Given material
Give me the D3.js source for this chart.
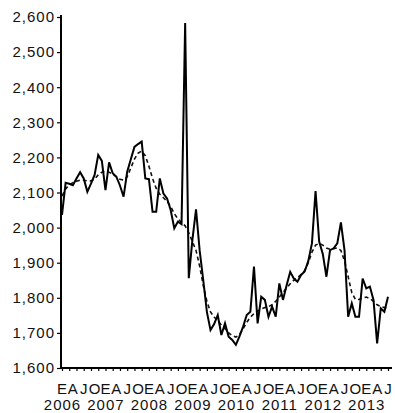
<!DOCTYPE html>
<html>
<head>
<meta charset="utf-8">
<script src="https://cdn.jsdelivr.net/npm/d3@7/dist/d3.min.js"></script>
<style>
  body { margin: 0; background: #fff; }
  text { font-family: "Liberation Sans", Arial, sans-serif; fill: #111; }
</style>
</head>
<body>
<div id="chart"></div>
<script>
// monthly series, Jan 2006 .. Jul 2013
const startYear = 2006;
const years = [2006, 2007, 2008, 2009, 2010, 2011, 2012, 2013];
const quarterLabels = ["E", "A", "J", "O"];
const yTicks = [1600, 1700, 1800, 1900, 2000, 2100, 2200, 2300, 2400, 2500, 2600];

const serie = [
  2036, 2128, 2125, 2121, 2140, 2158, 2140, 2102, 2125, 2150, 2207, 2190,
  2107, 2186, 2155, 2145, 2120, 2088, 2159, 2195, 2230, 2238, 2245, 2140,
  2138, 2045, 2045, 2140, 2097, 2083, 2050, 1998, 2017, 2010, 2583, 1856,
  1965, 2052, 1935, 1850, 1760, 1708, 1725, 1751, 1694, 1727, 1689, 1680,
  1666, 1690, 1718, 1751, 1760, 1889, 1727, 1803, 1794, 1746, 1775, 1746,
  1841, 1794, 1835, 1874, 1855, 1846, 1865, 1875, 1905, 1955, 2104, 1960,
  1925, 1860, 1936, 1941, 1955, 2015, 1935, 1746, 1784, 1746, 1746, 1855,
  1827, 1832, 1794, 1670, 1770, 1760, 1803
];

const tendencia = [
  2090, 2110, 2122, 2128, 2132, 2135, 2135, 2133, 2133, 2138, 2150, 2158,
  2160, 2158, 2152, 2145, 2138, 2135, 2145, 2170, 2195, 2212, 2218, 2205,
  2175, 2140, 2112, 2095, 2085, 2075, 2060, 2040, 2025, 2015, 2005, 1985,
  1960, 1935, 1890, 1835, 1790, 1760, 1745, 1735, 1722, 1712, 1700, 1692,
  1688, 1695, 1712, 1730, 1745, 1755, 1762, 1768, 1772, 1775, 1780, 1790,
  1802, 1815, 1828, 1840, 1850, 1858, 1866, 1878, 1900, 1930, 1950, 1955,
  1950, 1942, 1938, 1940, 1942, 1935, 1905, 1860, 1815, 1795, 1795, 1800,
  1802, 1798, 1790, 1780, 1775, 1772, 1772
];

const width = 395, height = 413;
const n = serie.length;

const svg = d3.select("#chart").append("svg")
  .attr("width", width)
  .attr("height", height);

const x = d3.scaleLinear().domain([0, n - 1]).range([62, 388]);
const y = d3.scaleLinear().domain([1600, 2600]).range([368, 17]);

// y axis
const yAxis = svg.append("g")
  .attr("transform", "translate(61,0)")
  .call(d3.axisLeft(y).tickValues(yTicks).tickSize(4).tickPadding(2)
    .tickFormat(d3.format(",")));
yAxis.select(".domain").attr("stroke-width", 2).attr("d", `M0,${y(2600) - 2}V${y(1600)}`);
yAxis.selectAll(".tick line").attr("stroke-width", 1.2);
yAxis.selectAll("text")
  .attr("font-size", 15)
  .attr("letter-spacing", 1)
  .attr("fill", "#111");

// x axis: ticks every two months
const monthIdx = d3.range(n);
const xAxis = svg.append("g")
  .attr("transform", `translate(0,${y(1600)})`)
  .call(d3.axisBottom(x).tickValues(monthIdx.filter(i => i % 2 === 0))
    .tickSize(3).tickFormat("").tickSizeOuter(0));
xAxis.select(".domain").attr("stroke-width", 2).attr("d", `M${x(0) - 1},0H${x(n - 1) + 4}`);
xAxis.selectAll(".tick line").attr("stroke-width", 1.2);

// quarter letters
svg.append("g").selectAll("text")
  .data(monthIdx.filter(i => i % 3 === 0))
  .join("text")
    .attr("x", d => x(d))
    .attr("y", 394)
    .attr("text-anchor", "middle")
    .attr("font-size", 15)
    .text(d => quarterLabels[(d / 3) % 4]);

// years under each January
svg.append("g").selectAll("text")
  .data(years)
  .join("text")
    .attr("x", d => x((d - startYear) * 12) + 0.5)
    .attr("y", 410)
    .attr("text-anchor", "middle")
    .attr("font-size", 15)
    .attr("letter-spacing", 1)
    .text(d => d);

// lines
const line = d3.line().x((d, i) => x(i)).y(d => y(d));

svg.append("path")
  .datum(tendencia)
  .attr("fill", "none")
  .attr("stroke", "#111")
  .attr("stroke-width", 1.6)
  .attr("stroke-dasharray", "4,3")
  .attr("d", line);

svg.append("path")
  .datum(serie)
  .attr("fill", "none")
  .attr("stroke", "#000")
  .attr("stroke-width", 2)
  .attr("stroke-linejoin", "miter")
  .attr("d", line);
</script>
</body>
</html>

Description of the task
Reproduce the whole listing above word for word, but not its pictures.

Answer to this exercise
Give me the D3.js source for this chart.
<!DOCTYPE html>
<html>
<head>
<meta charset="utf-8">
<script src="https://cdn.jsdelivr.net/npm/d3@7/dist/d3.min.js"></script>
<style>
  body { margin: 0; background: #fff; }
  text { font-family: "Liberation Sans", Arial, sans-serif; fill: #111; }
</style>
</head>
<body>
<div id="chart"></div>
<script>
// monthly series, Jan 2006 .. Jul 2013
const startYear = 2006;
const years = [2006, 2007, 2008, 2009, 2010, 2011, 2012, 2013];
const quarterLabels = ["E", "A", "J", "O"];
const yTicks = [1600, 1700, 1800, 1900, 2000, 2100, 2200, 2300, 2400, 2500, 2600];

const serie = [
  2036, 2128, 2125, 2121, 2140, 2158, 2140, 2102, 2125, 2150, 2207, 2190,
  2107, 2186, 2155, 2145, 2120, 2088, 2159, 2195, 2230, 2238, 2245, 2140,
  2138, 2045, 2045, 2140, 2097, 2083, 2050, 1998, 2017, 2010, 2583, 1856,
  1965, 2052, 1935, 1850, 1760, 1708, 1725, 1751, 1694, 1727, 1689, 1680,
  1666, 1690, 1718, 1751, 1760, 1889, 1727, 1803, 1794, 1746, 1775, 1746,
  1841, 1794, 1835, 1874, 1855, 1846, 1865, 1875, 1905, 1955, 2104, 1960,
  1925, 1860, 1936, 1941, 1955, 2015, 1935, 1746, 1784, 1746, 1746, 1855,
  1827, 1832, 1794, 1670, 1770, 1760, 1803
];

const tendencia = [
  2090, 2110, 2122, 2128, 2132, 2135, 2135, 2133, 2133, 2138, 2150, 2158,
  2160, 2158, 2152, 2145, 2138, 2135, 2145, 2170, 2195, 2212, 2218, 2205,
  2175, 2140, 2112, 2095, 2085, 2075, 2060, 2040, 2025, 2015, 2005, 1985,
  1960, 1935, 1890, 1835, 1790, 1760, 1745, 1735, 1722, 1712, 1700, 1692,
  1688, 1695, 1712, 1730, 1745, 1755, 1762, 1768, 1772, 1775, 1780, 1790,
  1802, 1815, 1828, 1840, 1850, 1858, 1866, 1878, 1900, 1930, 1950, 1955,
  1950, 1942, 1938, 1940, 1942, 1935, 1905, 1860, 1815, 1795, 1795, 1800,
  1802, 1798, 1790, 1780, 1775, 1772, 1772
];

const width = 395, height = 413;
const n = serie.length;

const svg = d3.select("#chart").append("svg")
  .attr("width", width)
  .attr("height", height);

const x = d3.scaleLinear().domain([0, n - 1]).range([62, 388]);
const y = d3.scaleLinear().domain([1600, 2600]).range([368, 17]);

// y axis
const yAxis = svg.append("g")
  .attr("transform", "translate(61,0)")
  .call(d3.axisLeft(y).tickValues(yTicks).tickSize(4).tickPadding(2)
    .tickFormat(d3.format(",")));
yAxis.select(".domain").attr("stroke-width", 2).attr("d", `M0,${y(2600) - 2}V${y(1600)}`);
yAxis.selectAll(".tick line").attr("stroke-width", 1.2);
yAxis.selectAll("text")
  .attr("font-size", 15)
  .attr("letter-spacing", 1)
  .attr("fill", "#111");

// x axis: ticks every two months
const monthIdx = d3.range(n);
const xAxis = svg.append("g")
  .attr("transform", `translate(0,${y(1600)})`)
  .call(d3.axisBottom(x).tickValues(monthIdx.filter(i => i % 2 === 0))
    .tickSize(3).tickFormat("").tickSizeOuter(0));
xAxis.select(".domain").attr("stroke-width", 2).attr("d", `M${x(0) - 1},0H${x(n - 1) + 4}`);
xAxis.selectAll(".tick line").attr("stroke-width", 1.2);

// quarter letters
svg.append("g").selectAll("text")
  .data(monthIdx.filter(i => i % 3 === 0))
  .join("text")
    .attr("x", d => x(d))
    .attr("y", 394)
    .attr("text-anchor", "middle")
    .attr("font-size", 15)
    .text(d => quarterLabels[(d / 3) % 4]);

// years under each January
svg.append("g").selectAll("text")
  .data(years)
  .join("text")
    .attr("x", d => x((d - startYear) * 12) + 0.5)
    .attr("y", 410)
    .attr("text-anchor", "middle")
    .attr("font-size", 15)
    .attr("letter-spacing", 1)
    .text(d => d);

// lines
const line = d3.line().x((d, i) => x(i)).y(d => y(d));

svg.append("path")
  .datum(tendencia)
  .attr("fill", "none")
  .attr("stroke", "#111")
  .attr("stroke-width", 1.6)
  .attr("stroke-dasharray", "4,3")
  .attr("d", line);

svg.append("path")
  .datum(serie)
  .attr("fill", "none")
  .attr("stroke", "#000")
  .attr("stroke-width", 2)
  .attr("stroke-linejoin", "miter")
  .attr("d", line);
</script>
</body>
</html>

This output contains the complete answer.